EXERCISE INSTRUCTIONS =>
Starting at the first line of the data, print each line verbatim up to and including the line bearing "function zip(a, b)", omitting pictures.
* * *
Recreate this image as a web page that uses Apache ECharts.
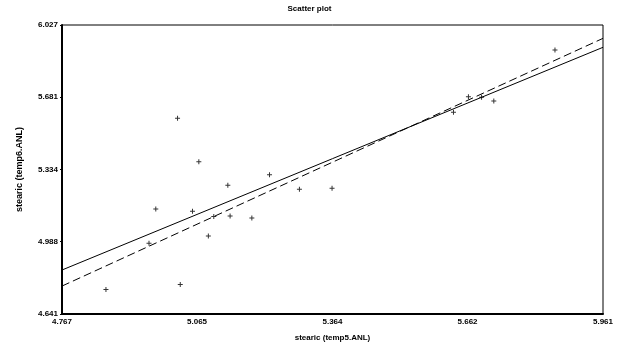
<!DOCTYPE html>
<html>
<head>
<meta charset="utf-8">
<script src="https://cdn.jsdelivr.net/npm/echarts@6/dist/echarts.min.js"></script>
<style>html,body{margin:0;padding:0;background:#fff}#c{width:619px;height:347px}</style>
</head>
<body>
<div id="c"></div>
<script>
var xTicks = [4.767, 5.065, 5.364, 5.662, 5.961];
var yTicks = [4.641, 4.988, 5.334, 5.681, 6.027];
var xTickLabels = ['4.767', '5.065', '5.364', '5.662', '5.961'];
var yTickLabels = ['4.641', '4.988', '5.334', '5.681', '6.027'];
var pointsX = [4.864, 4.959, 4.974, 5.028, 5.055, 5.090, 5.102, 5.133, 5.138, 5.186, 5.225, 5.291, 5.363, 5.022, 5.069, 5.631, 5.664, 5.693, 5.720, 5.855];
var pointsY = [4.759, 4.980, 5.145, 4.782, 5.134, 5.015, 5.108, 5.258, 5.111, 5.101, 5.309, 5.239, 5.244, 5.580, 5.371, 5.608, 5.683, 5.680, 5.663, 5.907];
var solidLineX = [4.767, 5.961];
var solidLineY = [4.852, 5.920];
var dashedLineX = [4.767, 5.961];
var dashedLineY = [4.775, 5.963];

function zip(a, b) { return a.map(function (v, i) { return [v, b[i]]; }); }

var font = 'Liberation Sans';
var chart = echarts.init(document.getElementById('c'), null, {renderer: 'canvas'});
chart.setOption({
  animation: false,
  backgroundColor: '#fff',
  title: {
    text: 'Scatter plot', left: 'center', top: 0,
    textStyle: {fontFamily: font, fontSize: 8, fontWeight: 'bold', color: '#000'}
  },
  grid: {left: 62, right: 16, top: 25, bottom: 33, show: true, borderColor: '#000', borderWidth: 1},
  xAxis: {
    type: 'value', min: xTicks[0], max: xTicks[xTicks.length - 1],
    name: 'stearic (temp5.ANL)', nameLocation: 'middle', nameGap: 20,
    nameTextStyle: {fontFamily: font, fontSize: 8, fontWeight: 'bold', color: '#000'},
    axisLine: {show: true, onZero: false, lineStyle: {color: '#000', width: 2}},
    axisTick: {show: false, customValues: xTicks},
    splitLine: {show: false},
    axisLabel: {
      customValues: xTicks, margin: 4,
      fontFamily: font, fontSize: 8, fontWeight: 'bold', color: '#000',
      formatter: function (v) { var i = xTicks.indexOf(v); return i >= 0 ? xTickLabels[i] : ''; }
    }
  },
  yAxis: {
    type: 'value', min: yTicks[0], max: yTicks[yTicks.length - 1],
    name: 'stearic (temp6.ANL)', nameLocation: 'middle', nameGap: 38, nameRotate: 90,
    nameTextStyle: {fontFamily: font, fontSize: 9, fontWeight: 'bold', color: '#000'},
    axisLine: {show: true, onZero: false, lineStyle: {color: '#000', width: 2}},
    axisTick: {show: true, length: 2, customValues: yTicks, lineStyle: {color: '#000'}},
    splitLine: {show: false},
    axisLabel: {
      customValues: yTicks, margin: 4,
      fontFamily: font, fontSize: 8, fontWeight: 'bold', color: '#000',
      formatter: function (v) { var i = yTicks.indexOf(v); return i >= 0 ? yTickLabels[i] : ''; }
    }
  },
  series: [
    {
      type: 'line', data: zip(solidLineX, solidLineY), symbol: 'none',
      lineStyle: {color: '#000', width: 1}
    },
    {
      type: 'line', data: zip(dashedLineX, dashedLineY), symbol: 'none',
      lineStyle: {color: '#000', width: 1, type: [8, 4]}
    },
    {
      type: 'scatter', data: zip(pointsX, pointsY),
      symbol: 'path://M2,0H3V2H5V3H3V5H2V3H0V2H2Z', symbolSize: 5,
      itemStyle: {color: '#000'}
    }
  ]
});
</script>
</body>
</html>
* * *
OUTPUT FOR THIS EXERCISE =>
Recreate this image as a web page that uses Apache ECharts.
<!DOCTYPE html>
<html>
<head>
<meta charset="utf-8">
<script src="https://cdn.jsdelivr.net/npm/echarts@6/dist/echarts.min.js"></script>
<style>html,body{margin:0;padding:0;background:#fff}#c{width:619px;height:347px}</style>
</head>
<body>
<div id="c"></div>
<script>
var xTicks = [4.767, 5.065, 5.364, 5.662, 5.961];
var yTicks = [4.641, 4.988, 5.334, 5.681, 6.027];
var xTickLabels = ['4.767', '5.065', '5.364', '5.662', '5.961'];
var yTickLabels = ['4.641', '4.988', '5.334', '5.681', '6.027'];
var pointsX = [4.864, 4.959, 4.974, 5.028, 5.055, 5.090, 5.102, 5.133, 5.138, 5.186, 5.225, 5.291, 5.363, 5.022, 5.069, 5.631, 5.664, 5.693, 5.720, 5.855];
var pointsY = [4.759, 4.980, 5.145, 4.782, 5.134, 5.015, 5.108, 5.258, 5.111, 5.101, 5.309, 5.239, 5.244, 5.580, 5.371, 5.608, 5.683, 5.680, 5.663, 5.907];
var solidLineX = [4.767, 5.961];
var solidLineY = [4.852, 5.920];
var dashedLineX = [4.767, 5.961];
var dashedLineY = [4.775, 5.963];

function zip(a, b) { return a.map(function (v, i) { return [v, b[i]]; }); }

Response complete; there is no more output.